If anybody was going to figure out how to use Andre Drummond, it was probably going to be Stan Van Gundy, installed in the spring of 2014 as the Pistons’ all-powerful head coach and team president. SVG got the best out of Dwight Howard in Orlando by putting him in a ton of high pick-and-rolls and giving him just enough post-up opportunities that the big goofus occasionally grumbled in the press but didn’t openly disobey his coach’s instructions. 


Van Gundy didn’t do Drummond any favors in terms of the players he put around him—it’s basically impossible to nail draft picks and free agency signings while staying up until three a.m. every night sweating how to slow down Paul George—but he did discover and sharpen aspects of Drummond’s game that not many other coaches would have. For instance, Drummond’s a better passer than anyone had realized until Van Gundy got to him. Some of the more interesting and effective sets Detroit ran under SVG placed Drummond at the elbow and let him operate in space, where he could perform a demi-drive to the rim or hit cutters sprinting in from the wing. This kind of stuff suggested a certain complexity to Drummond’s talent. He could contribute more to an offense than, say, DeAndre Jordan. Figuring out exactly what that meant—what he could be relied upon to do, and how often—was a tricky process. Stan Van got about two-thirds of the way there before he was shown the door in 2018.


Here’s something a relatively quick gloss on Drummond’s four seasons under SVG skips over: his improvement was fitfully uneven, and he has remained an uneven performer for a season-and-a-half under Dwane Casey, who’s also quite a smart coach. It’s very difficult to say anything definitive about Andre Drummond because his play and the general league-wide fan consensus about him is always in flux. He is always renewing himself, always turning a corner, and then returning to what he always was, always adding a wrinkle to his game that glimmers and disappears, always recommitting to the defensive end, always on the verge of breaking out, always debated like are we sure about him? are we sure he moves the needle? are we sure he isn’t pretty good, despite his faults?  


He’s made a pair of All-Star teams and is a considerably better player now than he was six years ago.

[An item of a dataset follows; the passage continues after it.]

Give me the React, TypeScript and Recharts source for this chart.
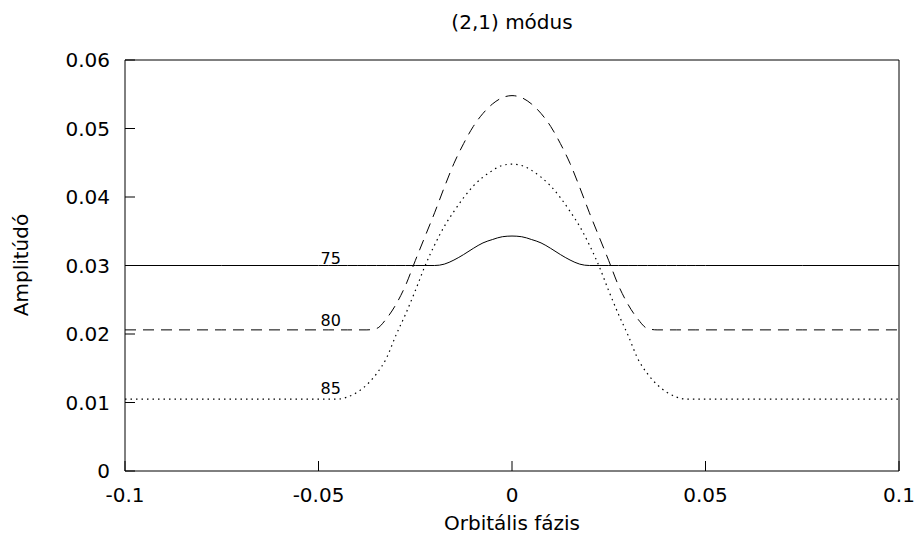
import React from "react"
import { LineChart, Line, XAxis, YAxis, ReferenceDot } from "recharts"

const FONT = "'DejaVu Sans', sans-serif"
const INK = "#000"

// orbital phase samples (denser across the hump)
const phase = [
  -0.1, -0.075, -0.05, -0.0475, -0.045, -0.0425, -0.04, -0.0375, -0.035, -0.0325,
  -0.03, -0.0275, -0.025, -0.0225, -0.02, -0.0175, -0.015, -0.0125, -0.01, -0.0075,
  -0.005, -0.0025, 0, 0.0025, 0.005, 0.0075, 0.01, 0.0125, 0.015, 0.0175,
  0.02, 0.0225, 0.025, 0.0275, 0.03, 0.0325, 0.035, 0.0375, 0.04, 0.0425,
  0.045, 0.0475, 0.05, 0.075, 0.1,
]

// amplitude, inclination 75 (solid)
const amp75 = [
  0.03, 0.03, 0.03, 0.03, 0.03, 0.03, 0.03, 0.03, 0.03, 0.03,
  0.03, 0.03, 0.03, 0.03, 0.03, 0.0302, 0.0308, 0.0316, 0.0325, 0.0333,
  0.0338, 0.0342, 0.0343, 0.0342, 0.0338, 0.0333, 0.0325, 0.0316, 0.0308, 0.0302,
  0.03, 0.03, 0.03, 0.03, 0.03, 0.03, 0.03, 0.03, 0.03, 0.03,
  0.03, 0.03, 0.03, 0.03, 0.03,
]

// amplitude, inclination 80 (dashed)
const amp80 = [
  0.0206, 0.0206, 0.0206, 0.0206, 0.0206, 0.0206, 0.0206, 0.0206, 0.0208, 0.0222,
  0.0243, 0.0271, 0.0307, 0.0342, 0.0377, 0.0414, 0.0449, 0.0478, 0.0503, 0.0522,
  0.0536, 0.0545, 0.0548, 0.0545, 0.0536, 0.0522, 0.0503, 0.0478, 0.0449, 0.0414,
  0.0377, 0.0342, 0.0307, 0.0271, 0.0243, 0.0222, 0.0208, 0.0206, 0.0206, 0.0206,
  0.0206, 0.0206, 0.0206, 0.0206, 0.0206,
]

// amplitude, inclination 85 (dotted)
const amp85 = [
  0.0105, 0.0105, 0.0105, 0.0105, 0.0105, 0.0108, 0.0115, 0.0126, 0.0142, 0.0164,
  0.0198, 0.0229, 0.0263, 0.0299, 0.033, 0.0357, 0.0379, 0.0399, 0.0416, 0.0429,
  0.0439, 0.0446, 0.0448, 0.0446, 0.0439, 0.0429, 0.0416, 0.0399, 0.0379, 0.0357,
  0.033, 0.0299, 0.0263, 0.0229, 0.0198, 0.0164, 0.0142, 0.0126, 0.0115, 0.0108,
  0.0105, 0.0105, 0.0105, 0.0105, 0.0105,
]

const xTicks = [-0.1, -0.05, 0, 0.05, 0.1]
const yTicks = [0, 0.01, 0.02, 0.03, 0.04, 0.05, 0.06]

const curveNames = ["75", "80", "85"]
const nameX = -0.05
const nameY = [0.031, 0.022, 0.012]

const rows = phase.map((x, i) => ({ x, a75: amp75[i], a80: amp80[i], a85: amp85[i] }))

const tickStyle = { fill: INK, fontSize: 20, fontFamily: FONT }

// eslint-disable-next-line @typescript-eslint/no-explicit-any
function NameTag({ cx, cy, text }: any) {
  return (
    <text x={cx + 2} y={cy} fontSize={16} fontFamily={FONT} fill={INK} dominantBaseline="central">
      {text}
    </text>
  )
}

export default function App() {
  return (
    <div style={{ position: "absolute", left: 0, top: 0, width: 917, height: 541, background: "#fff" }}>
      <LineChart width={917} height={541} data={rows} margin={{ top: 59, right: 17, bottom: 40, left: 65 }}>
        <XAxis
          dataKey="x" type="number" domain={[-0.1, 0.1]} ticks={xTicks} allowDataOverflow
          tick={tickStyle} tickSize={-10} tickMargin={27} height={30}
          axisLine={{ stroke: INK }} tickLine={{ stroke: INK }}
        />
        <XAxis
          xAxisId="top" orientation="top" dataKey="x" type="number" domain={[-0.1, 0.1]} ticks={xTicks}
          allowDataOverflow tick={false} tickSize={-10} height={1}
          axisLine={{ stroke: INK }} tickLine={{ stroke: INK }}
        />
        <YAxis
          type="number" domain={[0, 0.06]} ticks={yTicks} allowDataOverflow
          tick={tickStyle} tickSize={-10} tickMargin={25} width={60}
          axisLine={{ stroke: INK }} tickLine={{ stroke: INK }}
        />
        <YAxis
          yAxisId="right" orientation="right" type="number" domain={[0, 0.06]} ticks={yTicks}
          allowDataOverflow tick={false} tickSize={-10} width={1}
          axisLine={{ stroke: INK }} tickLine={{ stroke: INK }}
        />

        <Line type="monotone" dataKey="a75" stroke={INK} strokeWidth={1} dot={false} isAnimationActive={false} />
        <Line type="monotone" dataKey="a80" stroke={INK} strokeWidth={1} strokeDasharray="11 7" dot={false} isAnimationActive={false} />
        <Line type="monotone" dataKey="a85" stroke={INK} strokeWidth={1.2} strokeDasharray="1.5 4" dot={false} isAnimationActive={false} />

        {curveNames.map((name, i) => (
          <ReferenceDot
            key={name} x={nameX} y={nameY[i]} r={0} ifOverflow="visible"
            shape={(p: { cx: number; cy: number }) => <NameTag cx={p.cx} cy={p.cy} text={name} />}
          />
        ))}
      </LineChart>

      <svg width={917} height={541} style={{ position: "absolute", left: 0, top: 0, pointerEvents: "none" }}>
        <text x={512} y={22} textAnchor="middle" dominantBaseline="central" fontSize={20} fontFamily={FONT} fill={INK}>
          (2,1) módus
        </text>
        <text x={512} y={523} textAnchor="middle" dominantBaseline="central" fontSize={20} fontFamily={FONT} fill={INK}>
          Orbitális fázis
        </text>
        <text x={21} y={265} textAnchor="middle" dominantBaseline="central" fontSize={20} fontFamily={FONT} fill={INK}
          transform="rotate(-90 21 265)">
          Amplitúdó
        </text>
      </svg>
    </div>
  )
}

He also just got dumped by the Pistons for basically nothing, because they weren’t sure if he was going to pick up his $28.7 million player option next year, and they didn’t want to pay it. Now he’s in basketball nowhere, northeast Ohio, on a Cavs squad that added him simply because the price was so low. He’s 26, a perfectly indeterminate age: hardly old, hardly young.


If there’s going to be yet another Here Comes Andre Drummond moment, it’s likely not going to happen in Cleveland, where the roster makes no sense and the locker room is a mess. But the Cavs might only be a stopover for Drummond. He can enter free agency this summer and play for whoever will have him. He’d lose money in the deal but gain an opportunity for self-discovery, especially if he joined a decent team with a hole at the five. Whether he decides to do that or not depends on how sick he is of the impermanence that has defined his career, a continual cycle of optimism and discouragement. There’s something about Andre Drummond. We wouldn’t have bothered keeping up with his growth for this long if there wasn’t. But what are its precise dimensions? They stay hidden stubbornly beneath an edifice that’s changing all the time. With Detroit finally giving up on him, maybe that barrier will soon thaw.


Re: Andre Drummond's Continual Cycle Of Optimism And Discouragement

Posted: Fri Feb 14, 2020 10:13 pm
by Invictus88
It's a bit ironic that even in an article describing the cycle of Optimism and Discouragement that the article itself perpetuates this in its final paragraph. :)

I hope he finds success in his endeavors but as a Detroit fan I think his time here ran its course. Hopefully both sides can just put this behind them and move on.